The enlargement challenge comes at a time when low-cost competition from the emerging economic giants of Asia is bearing down on sluggish European economies. The economically more advanced, broadly speaking social democratic societies of western and northern Europe, have grown accustomed to a historically unusual combination of steady growth in personal spending power and high levels of state-guaranteed welfare. With ageing populations and the competition from Asia, this is difficult to sustain. Then there is the double imperative of securing our energy supplies, currently dependent on authoritarian regimes in Russia, central Asia and the Middle East, and doing more to slow down global warming by reducing our carbon dioxide emissions.

These are real problems, and all we can realistically hope from the six-month German presidency is that it begins to generate a new sense that Europe is capable of finding practical solutions to them. The implementation will have to follow under the Portuguese and, yes, Slovenian presidencies of the EU, and the proposed solutions will need to win the active support of a new French president and Gordon Brown.

Yet beyond the individual policies, there is the matter of the overall story that Europe wants to tell. Everything that the European community did from the late 50s to the early 90s was packaged within a larger historical narrative. Of course individual nations had their own different narratives about their place in Europe and Europe's place in them, but there was sufficient common ground among two generations of political leaders shaped by the memory of war. No longer. An effective political narrative links a (selective) history of where we are coming from with an inspiring vision of where we are heading to. This is what Europe now lacks.

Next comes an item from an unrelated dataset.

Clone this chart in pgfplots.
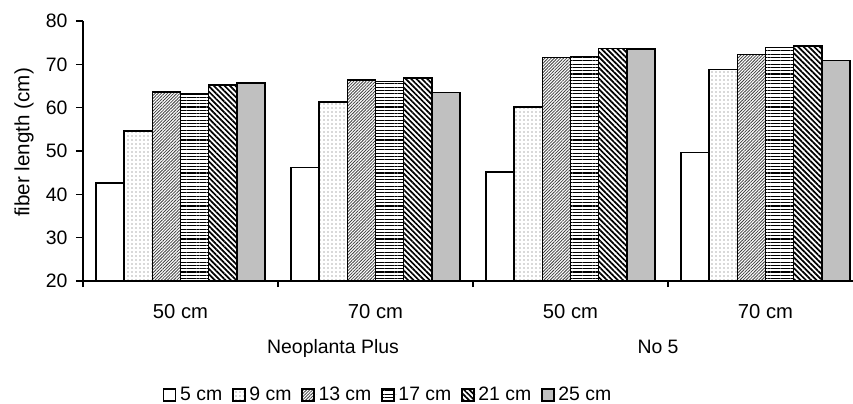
\documentclass[border=0pt]{standalone}
\usepackage{fontspec}
\setmainfont{Liberation Sans}
\usepackage{pgfplots}
\pgfplotsset{compat=1.18}
\usetikzlibrary{patterns.meta}
\definecolor{silverbar}{RGB}{192,192,192}
\begin{document}
\begin{tikzpicture}[font=\fontsize{19.5}{23}\selectfont]
\useasboundingbox (0,0) rectangle (853bp,404bp);
\begin{axis}[
  at={(83bp,123bp)}, anchor=south west,
  scale only axis, width=770bp, height=260bp,
  xmin=-0.5, xmax=3.449, ymin=20, ymax=80,
  axis x line=bottom, axis y line=left,
  axis line style={-, line width=1.5bp, black},
  clip=false,
  /pgf/number format/assume math mode=true,
  ytick={20,30,...,80},
  xtick={0,1,2,3},
  xticklabels={50 cm,70 cm,50 cm,70 cm},
  minor xtick={-0.5,0.5,1.5,2.5},
  tick align=outside,
  major tick length=7bp, minor tick length=6bp,
  tick style={black, line width=1.5bp},
  every major x tick/.append style={draw=none},
  xticklabel style={anchor=base, yshift=-30bp, font=\fontsize{20.3}{24}\selectfont},
  yticklabel style={anchor=east, xshift=-5bp},
  ylabel={fiber length (cm)},
  ylabel style={at={(axis description cs:-0.0766,0.533)}, anchor=center, font=\fontsize{20.7}{24}\selectfont},
  ybar=0pt, bar width=0.1444,
  legend columns=6,
  legend style={draw=none, fill=none, at={(axis description cs:0.396,-0.438)}, anchor=center,
    nodes={inner sep=1.5bp},
    /tikz/every even column/.append style={column sep=8.4bp}},
  legend image code/.code={\path[draw=none] (0bp,0bp) -- (15bp,0bp); \draw[#1, line width=1.3bp] (0bp,-6bp) rectangle (12bp,6bp);},
]
\addplot[draw=black, line width=1.5bp, fill=white] coordinates {(0,42.6) (1,46.2) (2,45.2) (3,49.7)};
\addplot[draw=black, line width=1.5bp, pattern={Dots[distance=4bp, radius=0.55bp]}, pattern color=black!65] coordinates {(0,54.6) (1,61.3) (2,60.2) (3,68.8)};
\addplot[draw=black, line width=1.5bp, pattern={Lines[angle=45, distance=2.2bp, line width=0.8bp]}, pattern color=black!75] coordinates {(0,63.6) (1,66.4) (2,71.6) (3,72.3)};
\addplot[draw=black, line width=1.5bp, pattern={Lines[angle=0, distance=3.3bp, line width=1.1bp]}, pattern color=black] coordinates {(0,63.1) (1,66.0) (2,71.8) (3,73.9)};
\addplot[draw=black, line width=1.5bp, pattern={Lines[angle=-45, distance=3.8bp, line width=1.7bp]}, pattern color=black] coordinates {(0,65.2) (1,66.8) (2,73.7) (3,74.2)};
\addplot[draw=black, line width=1.5bp, fill=silverbar] coordinates {(0,65.7) (1,63.5) (2,73.5) (3,70.9)};
\legend{5 cm,9 cm,13 cm,17 cm,21 cm,25 cm}
\node[anchor=base] at (axis description cs:0.3247,-0.277) {Neoplanta Plus};
\node[anchor=base] at (axis description cs:0.7468,-0.277) {No 5};
\end{axis}
\end{tikzpicture}
\end{document}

For the 50th anniversary celebrations we have a logo, designed by a Polish student. In a jumble of letters using typescripts and accents from different European countries it says "Tögethé® since 1957". Very sweet, but already there have been objections that the word "together" is English as opposed to, say, French; the jumbled design is itself the opposite of together; and anyway, as every Pole should know, we have not been together - or even tögethé® - since 1957, when Poland, along with half of Europe, was still behind the iron curtain. In fact, the 27 of us have only been together since 2007. So, back to the drawing board. The Italian author Luigi Pirandello wrote a play memorably entitled Six Characters in Search of an Author. The European Union today is 27 states in search of a story.